In the earlier days it was common for rope access technicians to come from a rock climbing, abseiling or even military background. Indeed our very own Martin Castle used to be a rock climber. Nowadays, with the various training options available, rope access is open to anyone with a basic level of fitness and willingness to commit.

Unless you are a trainer, rope access is not necessarily a job in itself; rather it is an extension of other professions, such as engineer, electrician and many others. Obtaining rope access qualifications can place you in a much better position of gaining employment. For a full list of the professions in which rope access is used, have a read of this article on the IRATA website.

Pros and cons

As with any job there are pros and cons, good days and bad days; some jobs may be full of excitement and exhilaration, others closer to the ground and more monotonous. Working hours can be long so you need stamina and the ability to handle lengthy shifts with ease. It is also important to remember that work conditions can be difficult – or exhilarating – it really depends on your outlook!

Locations are often remote or off the beaten track – quite literally where offshore work is involved. This can mean extensive travel, as well as lengthy periods of time away from home. For some the travel aspect is a major advantage but for others it can be a pain. It is also worth bearing in mind that not all locations will be glamorous. You could be on top of the O2 arena in London one day and scaling an old office block on an industrial estate the next.
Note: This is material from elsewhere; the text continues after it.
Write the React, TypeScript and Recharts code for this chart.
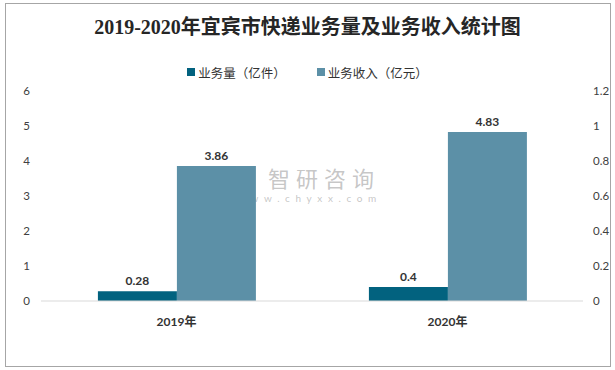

Rates and salaries vary hugely and is entirely dependent on the industry, level of expertise and the job itself. It can be difficult starting out as a level 1 technician when not many hours have been logged. However, once you start hiking up the hours, your employability will increase significantly. Women are currently underrepresented in the industry but there is no reason why this should stop any prospective female technicians from pursuing a career.

Becoming qualified

Qualification involves embarking on training courses via IRATA, the governing body of the rope access industry. There are three IRATA levels of certification, as follows:

  • Level 1 is the entry level course, covering a range of rope access manoeuvres, inspection of personal equipment and details of current legislation.
  • Level 2 builds on level 1 knowledge and practices, including rigging working ropes, undertaking rescues under supervision of an IRATA Level 3 technician and safety requirements.
  • Level 3 covers site supervision and a more comprehensive knowledge of advanced rescue techniques and best practices; should also have emergency first aid training certificate.

Course costs usually range from £700-800. Between each level, candidates need to build up 1,000 hours and at least one year of working on ropes. For this reason, a career in rope access is not a short-term prospect as it takes time and dedication to become fully qualified.


Of course we’re biased towards advocating a career in rope access here at Martin Castle Ltd, but it certainly isn’t for everyone. It’s a truly unique job that offers excitement and variety. However, it is also important to consider both the pros and cons of a career in rope access and whether it is suited to your personality and long-term goals.